The elections renew a debate about whether female candidates get a boost at the polls.
By WILLIAM R. LEVESQUE
Published October 29, 2004
Judicial elections can be boring affairs. Voters typically know little about candidates. Candidates avoid talking about issues. Races are nonpartisan.
Political observers say that leads voters to place a lot of emphasis on gender.
As female and male candidates face each other Tuesday for a Pinellas-Pasco circuit judgeship and a Hillsborough County Court seat, the familiar debate is renewed about whether female candidates get a boost at the polls.
"Voters know nothing about the judicial candidates except name and gender," said Pinellas political consultant Todd Pressman. "These are the two characteristics voters have to go by. Voters are unfortunately blind, and they only have one flashlight to understand who these candidates are."
For Jack Day, running against Cynthia Newton for the Pinellas-Pasco seat, and Henry Gill, running against Liz Rice in Hillsborough, that might be disquieting. Rice won more votes than two men in the primary, and Newton finished ahead of four men.
Pinellas offers a compelling history of women defeating men in judicial races. But some women have lost to men, too.
Some point to the merit retention vote for Florida's District Court of Appeal judges as evidence that women have an advantage.
Since 1994, a female judge was the top vote-getter in those merit retention votes 10 out of 13 times when there was a woman on the ballot, a review by the St. Petersburg Times shows. In the three cases in which a woman did not win the most votes, one finished second.
"The law is dominated by males," Day said. "And some people want to equalize that. I can relate to that."
But to some women, the argument that women get an edge simply for gender strikes them as sexist and ignores the possibility the female candidate might be better.
"I don't feel as if I have an advantage," said Newton. "The implication of that is that I could sit at home, take a nap and I'd still come out on top. That's not true."
Said Rice: "I don't think I won the primary because I'm a woman."
Female registered voters outnumber men across the Tampa Bay area, which might provide one explanation.
In Pinellas, female voters outnumber male voters 53.8 percent to 44.6 percent. (Some voters don't identify their gender in registering, so totals don't add up to 100 percent.) In Hillsborough, 51.9 percent of voters are women and 44.4 percent are men.
And in Pasco, 52.8 percent of the voters are women and 45.2 percent are men.
Darryl Paulson, a University of South Florida professor who teaches government, said those demographics give female judicial candidates an advantage.
If voters don't have information on political party, Paulson said, they often focus on other cues to decide how to vote, from ethnicity to a famous name or gender.
"All things being equal in a (judicial) race between a male and a female, the female has the edge," he said.
That makes gender a commodity in some races.

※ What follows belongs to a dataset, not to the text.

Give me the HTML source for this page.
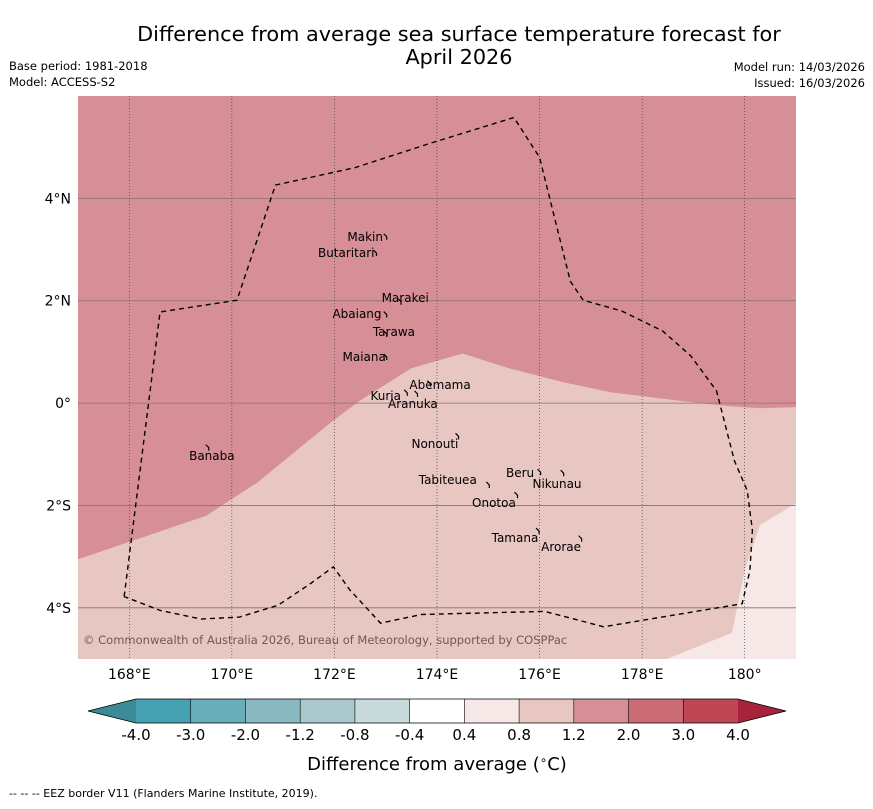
<!DOCTYPE html>
<html><head><meta charset="utf-8"><style>
body{margin:0;background:#fff;font-family:"Liberation Sans","DejaVu Sans",sans-serif;}
svg text{font-family:"DejaVu Sans","Liberation Sans",sans-serif;}
</style></head><body>
<svg id="c" width="873" height="804" viewBox="0 0 873 804" xmlns="http://www.w3.org/2000/svg">
<text x="459" y="41" font-size="20.8" text-anchor="middle">Difference from average sea surface temperature forecast for</text>
<text x="459" y="64" font-size="20.8" text-anchor="middle">April 2026</text>
<text x="9" y="70" font-size="11.5">Base period: 1981-2018</text>
<text x="9" y="86" font-size="11.5">Model: ACCESS-S2</text>
<text x="865" y="71" font-size="11.5" text-anchor="end">Model run: 14/03/2026</text>
<text x="865" y="87" font-size="11.5" text-anchor="end">Issued: 16/03/2026</text>
<g id="map"></g>
<g id="cbar"></g>
<text x="437" y="770" font-size="18" text-anchor="middle">Difference from average (<tspan font-size="12" dy="-6">∘</tspan><tspan dy="6">C)</tspan></text>
<text x="9" y="797" font-size="11">--  --  -- EEZ border V11 (Flanders Marine Institute, 2019).</text>
</svg>
<script>
const lonTicks=[168,170,172,174,176,178,180];
const latTicks=[4,2,0,-2,-4];
const levels=[-4.0,-3.0,-2.0,-1.2,-0.8,-0.4,0.4,0.8,1.2,2.0,3.0,4.0];
const levelLabels=["-4.0","-3.0","-2.0","-1.2","-0.8","-0.4","0.4","0.8","1.2","2.0","3.0","4.0"];
const binColors=["#3a8a98","#45a0b1","#68aeba","#8ab9c2","#a9c9cc","#c9dadd","#ffffff","#f5e8e6","#e8c6c2","#d68f96","#cb6b75","#bf4655","#a8223c"];
const warmEdgeLon=[167,169.5,170.5,171.9,172.5,173.5,174.5,175.4,176.5,177.4,179.1,179.7,180.3,181];
const warmEdgeLat=[-3.05,-2.2,-1.55,-0.4,0.05,0.68,0.97,0.68,0.4,0.21,0.0,-0.06,-0.1,-0.08];
const coolEdgeLon=[178.48,179.75,180.0,180.3,181];
const coolEdgeLat=[-5.0,-4.49,-3.26,-2.38,-1.96];
const eezLon=[167.9,168.6,170.1,170.85,172.4,173.85,175.5,176.0,176.6,176.85,177.6,178.4,178.95,179.45,179.8,180.05,180.15,180.1,179.95,177.25,176.1,173.7,172.9,172.3,171.98,171.5,170.9,170.15,169.4,168.6,167.9];
const eezLat=[-3.78,1.78,2.01,4.26,4.6,5.07,5.58,4.8,2.38,2.01,1.8,1.41,0.92,0.24,-1.13,-1.71,-2.49,-3.28,-3.92,-4.37,-4.07,-4.13,-4.3,-3.65,-3.2,-3.55,-3.95,-4.18,-4.22,-4.05,-3.78];
const islandNames=["Makin","Butaritari","Marakei","Abaiang","Tarawa","Maiana","Abemama","Kuria","Aranuka","Nonouti","Banaba","Beru","Tabiteuea","Nikunau","Onotoa","Tamana","Arorae"];
const islandLon=[173.0,172.8,173.28,173.0,173.0,173.0,173.85,173.4,173.6,174.4,169.53,176.0,175.0,176.45,175.55,175.97,176.8];
const islandLat=[3.25,2.93,1.98,1.73,1.35,0.9,0.38,0.2,0.18,-0.65,-0.87,-1.35,-1.6,-1.37,-1.8,-2.5,-2.65];
const labelLon=[172.6,172.23,173.38,172.44,173.16,172.58,174.06,173.0,173.53,173.96,169.61,175.62,174.21,176.34,175.11,175.52,176.42];
const labelLat=[3.245,2.93,2.05,1.74,1.39,0.9,0.35,0.14,-0.02,-0.8,-1.03,-1.37,-1.5,-1.58,-1.95,-2.64,-2.81];

const NS="http://www.w3.org/2000/svg";
const X0=78,X1=796,Y0=96,Y1=659,LON0=167,LON1=181,LAT0=6,LAT1=-5;
const xs=l=>X0+(l-LON0)/(LON1-LON0)*(X1-X0);
const ys=l=>Y0+(LAT0-l)/(LAT0-LAT1)*(Y1-Y0);
function mk(t,a,p){const e=document.createElementNS(NS,t);for(const k in a)e.setAttribute(k,a[k]);p.appendChild(e);return e;}
const map=document.getElementById('map');
const clip=mk('clipPath',{id:'mc'},map);mk('rect',{x:X0,y:Y0,width:X1-X0,height:Y1-Y0},clip);
const g=mk('g',{'clip-path':'url(#mc)'},map);
let r=mk('rect',{x:X0,y:Y0,width:X1-X0,height:Y1-Y0,fill:binColors[9]},g);

let pts=warmEdgeLon.map((l,i)=>xs(l)+','+ys(warmEdgeLat[i])).join(' ')+` ${X1},${Y1} ${X0},${Y1}`;
let p=mk('polygon',{points:pts,fill:binColors[8]},g);

pts=coolEdgeLon.map((l,i)=>xs(l)+','+ys(coolEdgeLat[i])).join(' ')+` ${X1},${Y1}`;
p=mk('polygon',{points:pts,fill:binColors[7]},g);

latTicks.forEach(v=>{const l=mk('line',{x1:X0,x2:X1,y1:ys(v),y2:ys(v),stroke:'#8a7070','stroke-width':0.8},g);
});
lonTicks.forEach(v=>{const l=mk('line',{x1:xs(v),x2:xs(v),y1:Y0,y2:Y1,stroke:'#333','stroke-width':0.6,'stroke-dasharray':'1,2'},g);
});
const ez=mk('polyline',{points:eezLon.map((l,i)=>xs(l)+','+ys(eezLat[i])).join(' '),fill:'none',stroke:'#000','stroke-width':1.4,'stroke-dasharray':'5,4'},g);

islandNames.forEach((n,i)=>{
 const s=mk('path',{d:`M${xs(islandLon[i])-2},${ys(islandLat[i])-3} l3,3 l0,3`,stroke:'#000','stroke-width':1.2,fill:'none'},g);
 
 const t=mk('text',{x:xs(labelLon[i]),y:ys(labelLat[i])+4,'font-size':12,'text-anchor':'middle'},g);
 t.textContent=n;
 
});
const cp=mk('text',{x:83,y:644,'font-size':11.5,fill:'#6e5a5a'},g);cp.textContent='© Commonwealth of Australia 2026, Bureau of Meteorology, supported by COSPPac';

latTicks.forEach(v=>{const t=mk('text',{x:71,y:ys(v)+5,'font-size':14,'text-anchor':'end'},map);
t.textContent=v===0?'0°':Math.abs(v)+'°'+(v>0?'N':'S');
});
lonTicks.forEach(v=>{const t=mk('text',{x:xs(v),y:679,'font-size':14,'text-anchor':'middle'},map);
t.textContent=v===180?'180°':v+'°E';
});
const cb=document.getElementById('cbar');
const CX0=136,CX1=738,CY0=699,CY1=723;
const cx=i=>CX0+i/(levels.length-1)*(CX1-CX0);
for(let i=0;i<levels.length-1;i++){const b=mk('rect',{x:cx(i),y:CY0,width:cx(i+1)-cx(i),height:CY1-CY0,fill:binColors[i+1]},cb);
}
let tl=mk('polygon',{points:`${CX0},${CY0} ${CX0},${CY1} 88,${(CY0+CY1)/2}`,fill:binColors[0]},cb);

let tr=mk('polygon',{points:`${CX1},${CY0} ${CX1},${CY1} 786,${(CY0+CY1)/2}`,fill:binColors[12]},cb);

mk('polygon',{points:`88,${(CY0+CY1)/2} ${CX0},${CY0} ${CX1},${CY0} 786,${(CY0+CY1)/2} ${CX1},${CY1} ${CX0},${CY1}`,fill:'none',stroke:'#000','stroke-width':0.8},cb);
for(let i=0;i<levels.length;i++){if(i>0&&i<levels.length-1)mk('line',{x1:cx(i),x2:cx(i),y1:CY0,y2:CY1,stroke:'#000','stroke-width':0.6},cb);
const t=mk('text',{x:cx(i),y:740,'font-size':15,'text-anchor':'middle'},cb);t.textContent=levelLabels[i];
}
</script>
</body></html>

In a Pinellas Circuit Court race earlier this year, candidate Jan Govan was accused of trying to hide his gender in his advertising to get an edge with women voters. If so, it didn't work: Incumbent George Greer won easily.
In 2000, Hillsborough Circuit Court candidate Leland Baldwin legally changed her name, adding the middle name Anne to avert confusion over her gender. She said: "Why should I be penalized because I have an androgynous name?"
Didn't matter. Baldwin lost.
Also in Hillsborough, Joelle Ober lost one campaign for a judgeship in 1994. Thinking voters were confused by her first name, she appeared on the ballot as Ann Ober in a 1996 race for a County Court seat. She won.